In Case of Rapture, Can I Have Your Dog?

We know that you, a good-hearted, God-fearing person, have spent an appropriate amount of time preparing yourself and your soul for the upcoming rapture. But how much planning have you done for your earthly household in the time that follows? . . . you will be long gone—but what of your pets? Unfortunately, they will not be going to heaven with you, despite what popular animated films would have us believe. . . .

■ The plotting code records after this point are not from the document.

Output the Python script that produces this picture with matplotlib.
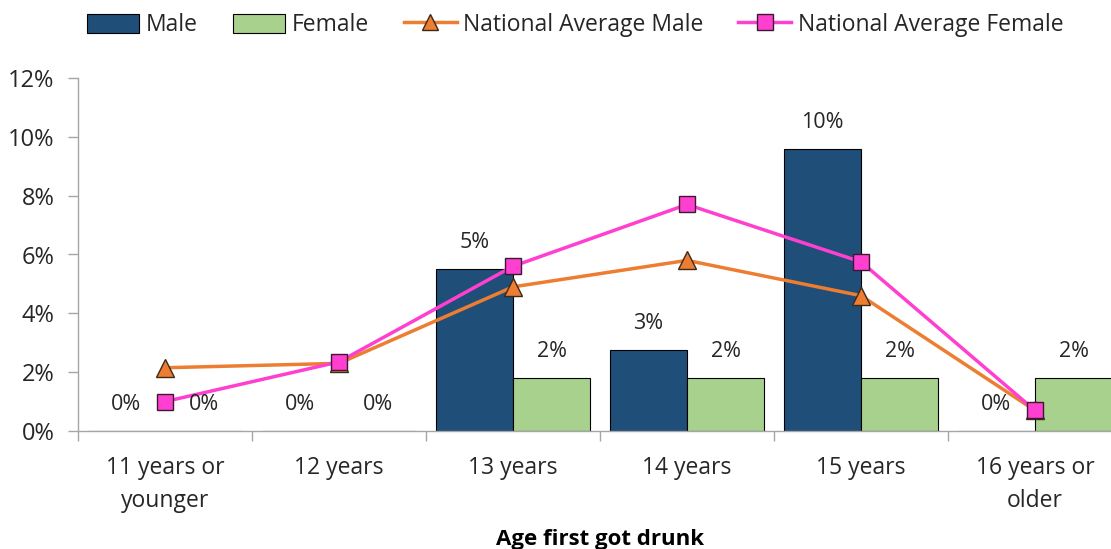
import matplotlib.pyplot as plt
import numpy as np
from matplotlib.patches import Patch
from matplotlib.lines import Line2D
from matplotlib.ticker import FuncFormatter

plt.rcParams['font.family'] = ['Open Sans', 'DejaVu Sans']

categories = ['11 years or\nyounger', '12 years', '13 years', '14 years', '15 years', '16 years or\nolder']
male = [0.0, 0.0, 5.5, 2.75, 9.6, 0.0]
female = [0.0, 0.0, 1.8, 1.8, 1.8, 1.8]
male_labels = ['0%', '0%', '5%', '3%', '10%', '0%']
female_labels = ['0%', '0%', '2%', '2%', '2%', '2%']
nat_male = [2.15, 2.3, 4.9, 5.8, 4.6, 0.7]
nat_female = [1.0, 2.35, 5.6, 7.7, 5.75, 0.7]

c_male = '#1F4E79'
c_female = '#A9D18E'
c_nm = '#ED7D31'
c_nf = '#FF3FCF'
grey = '#A6A6A6'
txt = '#262626'

fig = plt.figure(figsize=(11.11, 5.49), dpi=100)
ax = fig.add_axes([78 / 1111, 118 / 549, 1044 / 1111, 353 / 549])

x = np.arange(len(categories))
w = 0.445
ax.bar(x - w / 2, male, w, color=c_male, edgecolor='black', linewidth=0.8, zorder=2)
ax.bar(x + w / 2, female, w, color=c_female, edgecolor='black', linewidth=0.8, zorder=2)

# data labels above each bar
for xi, v, lab in zip(x - w / 2, male, male_labels):
    ax.annotate(lab, (xi, v), xytext=(0, 19), textcoords='offset points',
                ha='center', va='center', fontsize=15.5, color=txt, zorder=5)
for xi, v, lab in zip(x + w / 2, female, female_labels):
    ax.annotate(lab, (xi, v), xytext=(0, 19), textcoords='offset points',
                ha='center', va='center', fontsize=15.5, color=txt, zorder=5)

ax.plot(x, nat_male, color=c_nm, lw=2.5, marker='^', ms=13,
        markerfacecolor=c_nm, markeredgecolor='#3a2a1a', markeredgewidth=1, zorder=3)
ax.plot(x, nat_female, color=c_nf, lw=2.5, marker='s', ms=12,
        markerfacecolor=c_nf, markeredgecolor='#3a1a30', markeredgewidth=1, zorder=4)

ax.set_xlim(-0.5, len(categories) - 0.5)
ax.set_ylim(0, 12)
ax.set_yticks(np.arange(0, 13, 2))
ax.yaxis.set_major_formatter(FuncFormatter(lambda v, p: '%d%%' % v))
ax.set_xticks(x)
ax.set_xticklabels(categories, linespacing=1.5)
ax.set_xticks(np.arange(-0.5, len(categories), 1), minor=True)
ax.tick_params(axis='x', which='major', length=0, pad=18, labelsize=16.5, labelcolor=txt)
ax.tick_params(axis='x', which='minor', length=7, color=grey, width=1)
ax.tick_params(axis='y', length=7, color=grey, width=1, labelsize=17, labelcolor=txt, pad=10)

for s in ['top', 'right']:
    ax.spines[s].set_visible(False)
for s in ['left', 'bottom']:
    ax.spines[s].set_color(grey)
    ax.spines[s].set_linewidth(1)

fig.text(600 / 1111, 1 - 540 / 549, 'Age first got drunk', ha='center', va='center',
         fontsize=16, fontweight='bold', color='black')

handles = [
    Patch(facecolor=c_male, edgecolor='black', linewidth=0.8),
    Patch(facecolor=c_female, edgecolor='black', linewidth=0.8),
    Line2D([], [], color=c_nm, lw=2.5, marker='^', ms=12, markerfacecolor=c_nm,
           markeredgecolor='#3a2a1a'),
    Line2D([], [], color=c_nf, lw=2.5, marker='s', ms=11, markerfacecolor=c_nf,
           markeredgecolor='#3a1a30'),
]
names = ['Male', 'Female', 'National Average Male', 'National Average Female']
fig.legend(handles, names, loc='center', bbox_to_anchor=(575 / 1111, 1 - 25 / 549), ncol=4,
           frameon=False, fontsize=16.5, handlelength=2.3, handleheight=0.9,
           handletextpad=0.3, columnspacing=1.5, labelcolor=txt)

fig.savefig('out.png', dpi=100)
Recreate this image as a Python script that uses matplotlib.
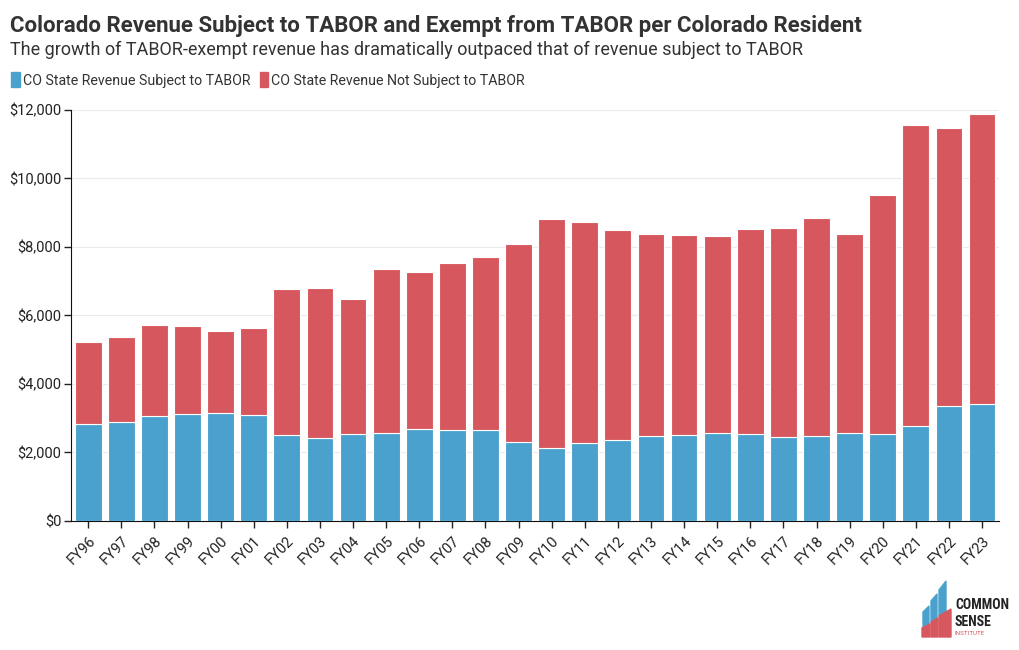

The task before you, then, is to provide for your dog or cat once you have gone and the earth has descended into a cesspool of sin and chaos. As anyone who has owned a companion animal knows, fresh drinking water is essential to a pet’s survival. This will not change. . . . In time, your pet will learn to distinguish potable rainwater from the unpleasant downpouring of blood. Preparing early by moving your family and home close to a natural upwelling of fresh water will only cause problems later, as it will unduly bring your pet into contact with the damned hordes, who will flock to springs and other “power spots” for their pagan bacchanalia. . . .

Your dog or cat will also need to eat. . . . However, make sure you do not leave any chocolate lying around, as 1) it is poisonous to both dogs and cats, and 2) it tends to attract damned hordes.

. . . once Christ’s followers have left the earth, we can assume that gay marriage will be rampant. This will inevitably lead to human-animal marriage. It would be prudent to keep a hyacinth flower tucked behind the left ear of your dog or cat to tell potential suitors that he or she is “taken.”


Or you can just ask me to look out for them (although I find it hard to believe anyone who would abandon their dog to go to heaven has more than a Loman's chance of ever seeing god). Since I'll be down here driving your car, sleeping in your marital bed, having drunken satyr sex on your church's altar with your un-Raptured daughter (wearing goat-hair chaps, pumping all her un-Christian wet places with my engorged horn, using positions propriety kept out of the Kama Sutra, you know, satyr sex), it's the least I can do.

2 Comments:

Blogger reenee said...

Biff, you're twisted, perverted and sick, and well, I like that in a person.

5:52 PM  
Blogger Biff Loman said...

Just think: I'm the prude in my family.